Unlike: Facebook founder gets 1% loan

Here’s yet another example of big banks rewarding the rich for being rich by making them richer – and you should totally rant about it on Facebook.

Bloomberg reports that billionaire Facebook founder Mark Zuckerberg got a 1.05 percent 30-year adjustable-rate loan when he refinanced his $5.95 million mortgage on his Palo Alto, Calif., home:
Zuckerberg is giving new meaning to the term “the one percent.”… While almost all lending rates have reached historic lows this year, the borrowing costs available to high-net-worth individuals are even lower.
While banks are giving people like Zuckerberg sweet deals on mortgage rates, the rest of us are expected to pay for borrowed money. The average rate for a 30-year fixed loan is 3.59 percent.
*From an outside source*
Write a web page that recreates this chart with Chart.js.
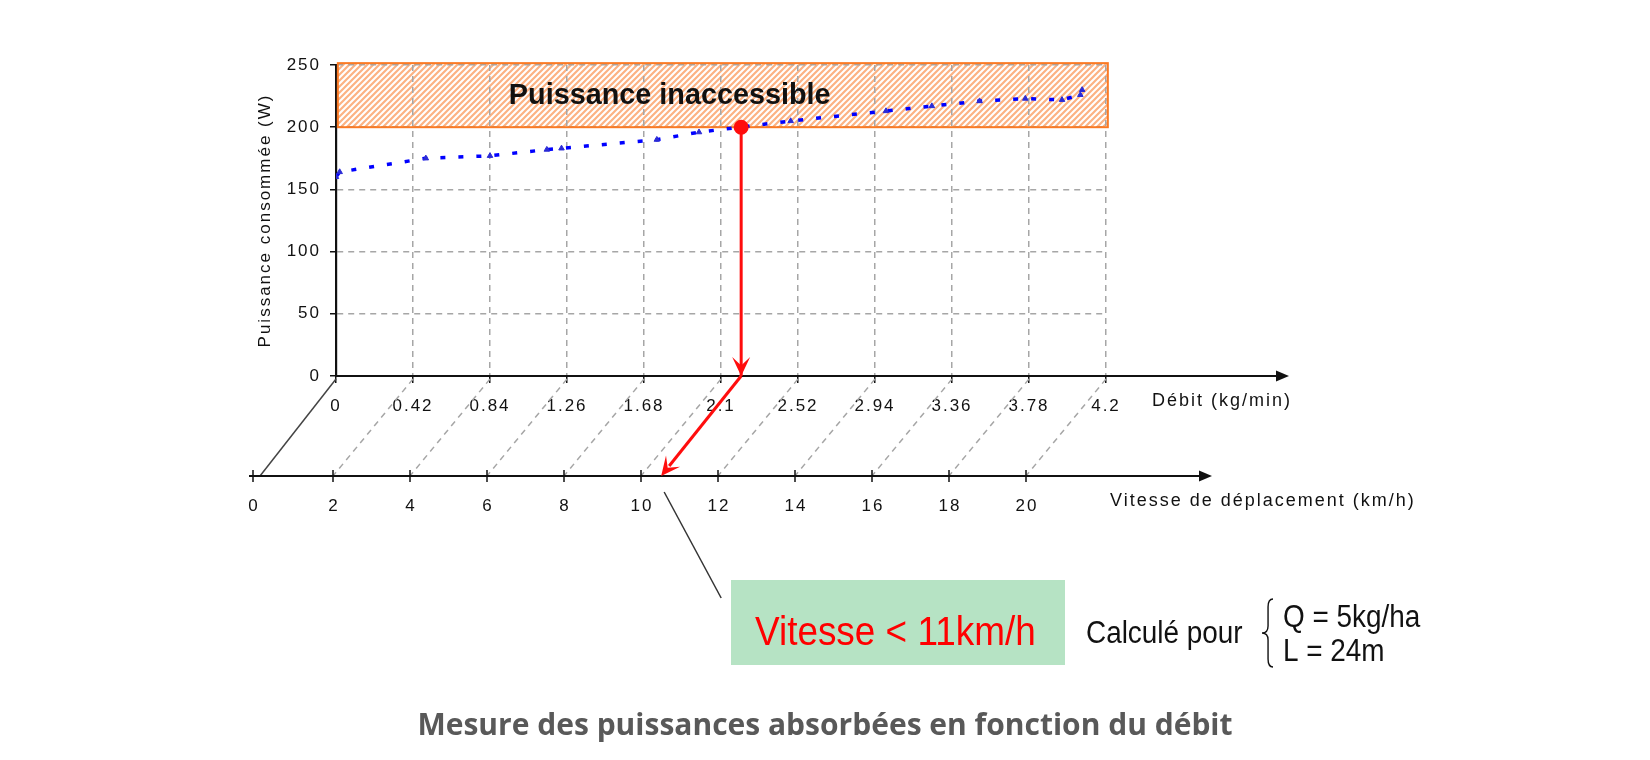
<!DOCTYPE html>
<html lang="fr">
<head>
<meta charset="utf-8">
<title>Mesure des puissances absorbées en fonction du débit</title>
<script src="https://cdn.jsdelivr.net/npm/chart.js@4.4.1/dist/chart.umd.min.js"></script>
<style>
  html, body { margin: 0; padding: 0; background: #fff; }
  #wrap { position: relative; width: 1650px; height: 760px; overflow: hidden; }
  #chart { position: absolute; left: 0; top: 0; }
  #caption { position: absolute; left: 0; top: 703px; width: 1650px; text-align: center;
    font-family: 'Open Sans', sans-serif; font-weight: 700; font-size: 30px; color: #595959; }
</style>
</head>
<body>
<div id="wrap">
  <canvas id="chart" width="1650" height="760"></canvas>
  <div id="caption">Mesure des puissances absorbées en fonction du débit</div>
</div>
<script>
// mesures : debit (kg/min) -> puissance consommee (W)
var debitMesures = [0, 0.02, 0.49, 0.84, 1.15, 1.23, 1.75, 1.98, 2.48, 3.0, 3.25, 3.51, 3.76, 3.96, 4.06, 4.07]
var puissanceMesures = [160, 164, 175, 177, 182, 183, 190, 196, 205, 213, 217, 221, 223, 222, 226, 230]

var debitTicks = [0, 0.42, 0.84, 1.26, 1.68, 2.1, 2.52, 2.94, 3.36, 3.78, 4.2]
var puissanceTicks = [0, 50, 100, 150, 200, 250]
var vitesseTicks = [0, 2, 4, 6, 8, 10, 12, 14, 16, 18, 20]

// zone au dessus de la puissance maxi
var zoneDebit = [0.01, 4.21]
var zonePuissance = [200, 251.5]

// point limite
var seuilDebit = 2.21
var seuilPuissance = 200
var kgMinParKmh = 0.21   // 0.42 kg/min <-> 2 km/h

var police = 'Liberation Sans, Arial, sans-serif'

function hachures(ctx) {
    var c = document.createElement('canvas'), p = 6
    c.width = p; c.height = p
    var g = c.getContext('2d')
    g.strokeStyle = '#fcb283'
    g.lineWidth = 2.2
    g.beginPath()
    g.moveTo(-1, p + 1); g.lineTo(p + 1, -1)
    g.moveTo(-1, 1); g.lineTo(1, -1)
    g.moveTo(p - 1, p + 1); g.lineTo(p + 1, p - 1)
    g.stroke()
    return ctx.createPattern(c, 'repeat')
}

function pointe(ctx, x0, y0, x1, y1, len, half, creux, color) {
    var a = Math.atan2(y1 - y0, x1 - x0)
    ctx.save()
    ctx.translate(x1, y1)
    ctx.rotate(a)
    ctx.fillStyle = color
    ctx.beginPath()
    ctx.moveTo(0, 0)
    ctx.lineTo(-len, -half)
    ctx.lineTo(-len * creux, 0)
    ctx.lineTo(-len, half)
    ctx.closePath()
    ctx.fill()
    ctx.restore()
}

function accolade(ctx, x, y1, y2, w) {
    var ym = (y1 + y2) / 2, m = x + w * 0.55
    ctx.beginPath()
    ctx.moveTo(x + w, y1)
    ctx.quadraticCurveTo(m, y1, m, y1 + 8)
    ctx.lineTo(m, ym - 7)
    ctx.quadraticCurveTo(m, ym, x, ym)
    ctx.quadraticCurveTo(m, ym, m, ym + 7)
    ctx.lineTo(m, y2 - 8)
    ctx.quadraticCurveTo(m, y2, x + w, y2)
    ctx.stroke()
}

// texte un peu serre, comme dans l'original
function texteSerre(ctx, txt, x, y, sx) {
    ctx.save()
    ctx.translate(x, y)
    ctx.scale(sx, 1)
    ctx.fillText(txt, 0, 0)
    ctx.restore()
}

var schema = {
    id: 'schema',
    beforeDraw: function (chart) {
        var ctx = chart.ctx, x = chart.scales.x, y = chart.scales.y
        ctx.letterSpacing = '2px'
        var l = x.getPixelForValue(zoneDebit[0]), r = x.getPixelForValue(zoneDebit[1])
        var t = y.getPixelForValue(zonePuissance[1]), b = y.getPixelForValue(zonePuissance[0])
        ctx.save()
        ctx.fillStyle = hachures(ctx)
        ctx.fillRect(l, t, r - l, b - t)
        ctx.restore()
    },
    beforeDatasetsDraw: function (chart) {
        var ctx = chart.ctx, x = chart.scales.x, y = chart.scales.y
        var l = x.getPixelForValue(zoneDebit[0]), r = x.getPixelForValue(zoneDebit[1])
        var t = y.getPixelForValue(zonePuissance[1]), b = y.getPixelForValue(zonePuissance[0])
        ctx.save()
        ctx.strokeStyle = '#fb7a24'
        ctx.lineWidth = 2
        ctx.strokeRect(l, t, r - l, b - t)
        ctx.letterSpacing = '0px'
        ctx.font = 'bold 30px ' + police
        ctx.fillStyle = '#111'
        ctx.textBaseline = 'middle'
        texteSerre(ctx, 'Puissance inaccessible', l + 171, (t + b) / 2 + 1, 0.96)
        ctx.restore()
    },
    afterDraw: function (chart) {
        var ctx = chart.ctx, x = chart.scales.x, y = chart.scales.y
        var y0 = y.bottom, dx = 80, dy = 100, yv = y0 + dy
        var vPix = function (v) { return x.getPixelForValue(v * kgMinParKmh) - dx }
        ctx.save()
        ctx.letterSpacing = '0px'

        // prolongement de l'axe des debits
        var finD = x.right + 183
        ctx.strokeStyle = '#111'
        ctx.lineWidth = 2
        ctx.beginPath(); ctx.moveTo(x.right, y0); ctx.lineTo(finD - 6, y0); ctx.stroke()
        pointe(ctx, x.right, y0, finD, y0, 13, 5.5, 1, '#111')

        // liaisons debit -> vitesse
        debitTicks.forEach(function (d, i) {
            var px = x.getPixelForValue(d)
            ctx.beginPath()
            if (i === 0) {
                ctx.setLineDash([]); ctx.strokeStyle = '#444'
                ctx.moveTo(px, y0 + 3); ctx.lineTo(px - dx + 4, yv)
            } else {
                ctx.setLineDash([6, 5]); ctx.strokeStyle = '#a6a6a6'
                ctx.moveTo(px, y0 + 3); ctx.lineTo(px - dx, yv)
            }
            ctx.lineWidth = 1.5
            ctx.stroke()
        })
        ctx.setLineDash([])

        // axe des vitesses
        var v0 = vPix(vitesseTicks[0]), vN = vPix(vitesseTicks[vitesseTicks.length - 1])
        var finV = vN + 186
        ctx.strokeStyle = '#111'
        ctx.lineWidth = 2
        ctx.beginPath(); ctx.moveTo(v0 - 7, yv); ctx.lineTo(finV - 6, yv); ctx.stroke()
        pointe(ctx, v0, yv, finV, yv, 13, 5.5, 1, '#111')
        ctx.lineWidth = 1.5
        ctx.font = '17px ' + police
        ctx.fillStyle = '#111'
        ctx.textAlign = 'center'
        ctx.textBaseline = 'middle'
        ctx.letterSpacing = '2px'
        vitesseTicks.forEach(function (v, i) {
            var px = vPix(v) - (i === 0 ? 3 : 0)
            ctx.beginPath(); ctx.moveTo(px, yv - 6); ctx.lineTo(px, yv + 6); ctx.stroke()
            ctx.fillText(String(v), px + 1, yv + 30)
        })

        // titres des axes horizontaux
        ctx.textAlign = 'left'
        ctx.font = '18px ' + police
        ctx.fillText('Débit (kg/min)', x.right + 46, y0 + 25)
        ctx.fillText('Vitesse de déplacement (km/h)', vN + 84, yv + 25)
        ctx.letterSpacing = '0px'

        // fleches rouges
        var sx = x.getPixelForValue(seuilDebit), tx = vPix(seuilDebit / kgMinParKmh)
        pointe(ctx, sx, y.getPixelForValue(seuilPuissance), sx, y0, 19, 9, 0.55, '#ff0d0d')
        ctx.strokeStyle = '#ff0d0d'
        ctx.lineWidth = 3
        ctx.beginPath(); ctx.moveTo(sx, y0); ctx.lineTo(tx + 8, yv - 10); ctx.stroke()
        pointe(ctx, sx, y0, tx, yv, 19, 9, 0.55, '#ff0d0d')

        // renvoi vers le resultat
        ctx.strokeStyle = '#333'
        ctx.lineWidth = 1.5
        ctx.beginPath(); ctx.moveTo(tx + 3, yv + 16); ctx.lineTo(tx + 60, yv + 122); ctx.stroke()

        ctx.fillStyle = '#b6e3c4'
        ctx.fillRect(731, 580, 334, 85)
        ctx.fillStyle = '#ff0000'
        ctx.font = '41px ' + police
        ctx.textBaseline = 'alphabetic'
        texteSerre(ctx, 'Vitesse < 11km/h', 755, 645, 0.9)

        ctx.fillStyle = '#111'
        ctx.font = '31px ' + police
        texteSerre(ctx, 'Calculé pour', 1086, 643, 0.9)
        texteSerre(ctx, 'Q = 5kg/ha', 1283, 627, 0.9)
        texteSerre(ctx, 'L = 24m', 1283, 661, 0.9)
        ctx.strokeStyle = '#111'
        ctx.lineWidth = 1.4
        accolade(ctx, 1262, 599, 667, 11)
        ctx.restore()
    }
}

var tickFont = { family: police, size: 17 }
var grille = { color: '#a6a6a6', lineWidth: 1.5, tickColor: '#111', tickWidth: 1.5 }

var chart = new Chart(document.getElementById('chart'), {
    type: 'scatter',
    data: {
        datasets: [
            {
                label: 'Limite',
                data: [{ x: seuilDebit, y: seuilPuissance }, { x: seuilDebit, y: 0 }],
                showLine: true,
                borderColor: '#ff0d0d',
                backgroundColor: '#ff0d0d',
                borderWidth: 3,
                pointRadius: [6, 0],
                pointHoverRadius: [6, 0]
            },
            {
                label: 'Puissance consommée',
                data: debitMesures.map(function (d, i) { return { x: d, y: puissanceMesures[i] } }),
                showLine: true,
                borderColor: '#0000ff',
                borderWidth: 3.5,
                borderDash: [5, 13],
                pointStyle: 'triangle',
                pointRadius: 3.2,
                pointBorderWidth: 1,
                pointBackgroundColor: '#2b2bd6',
                pointBorderColor: '#2b2bd6'
            }
        ]
    },
    options: {
        responsive: false,
        animation: false,
        devicePixelRatio: 1,
        layout: { padding: { left: 0, top: 65, right: 544, bottom: 0 } },
        plugins: { legend: { display: false }, tooltip: { enabled: false } },
        scales: {
            x: {
                type: 'linear', min: 0, max: 4.2,
                afterBuildTicks: function (s) { s.ticks = debitTicks.map(function (v) { return { value: v } }) },
                afterFit: function (s) { s.height = 384 },
                grid: Object.assign({ tickLength: 7 }, grille),
                border: { color: '#111', width: 2, dash: [6, 5] },
                ticks: {
                    font: tickFont, color: '#111', padding: 13, maxRotation: 0, autoSkip: false,
                    callback: function (v) { return String(v) }
                }
            },
            y: {
                type: 'linear', min: 0, max: 250,
                afterBuildTicks: function (s) { s.ticks = puissanceTicks.map(function (v) { return { value: v } }) },
                afterFit: function (s) { s.width = 336 },
                grid: Object.assign({ tickLength: 6 }, grille),
                border: { color: '#111', width: 2.2, dash: [6, 5] },
                ticks: {
                    font: tickFont, color: '#111', padding: 9,
                    callback: function (v) { return String(v) }
                },
                title: {
                    display: true, text: 'Puissance consommée (W)', color: '#111',
                    font: { family: police, size: 17 }, padding: { top: 255, bottom: 0 }
                }
            }
        }
    },
    plugins: [schema]
})
</script>
</body>
</html>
As financial analyst Greg McBride said,
When you can borrow at a rate below inflation, you’re borrowing for free. This is the concept of using other people’s money and it preserves financial flexibility for the borrower.
So why is someone like Zuckerberg who is worth almost $16 billion getting free money?

Bloomberg continues:
Banks like to provide home loans to high-net-worth clients because they can pay off the loan quickly, if needed, and are better credit risks, said Sandi Bragar, director of planning at San Francisco wealth manager Aspiriant.
By moving his mortgage from Morgan Stanley to First Republic Bank, the 28-year old Facebook founder was able to reduce his monthly payments from $21,256 to $19,275 – pocket change for zillionaire Zuckerberg.

As Reuters reporter Felix Salmon wrote today:
When you’re rich enough to buy any number of homes you want for cash, a mortgage isn’t the same kind of financial product as it is for we mere mortals. Instead, it’s part of a suite of financial services and wealth management, which can cover everything from big-picture investment strategies to providing someone who’ll make sure your electricity bill is paid.
While Zuckerberg enjoys his free money and five-bedroom mansion in California, some 700,000 homeowners in the state have defaulted on their mortgages and been told by the banks to take a hike. California has the highest foreclosure rate in the nation this month.

Kinda makes you wish the big banks would just "defriend" (or "unfriend"?) all of us and leave it at that.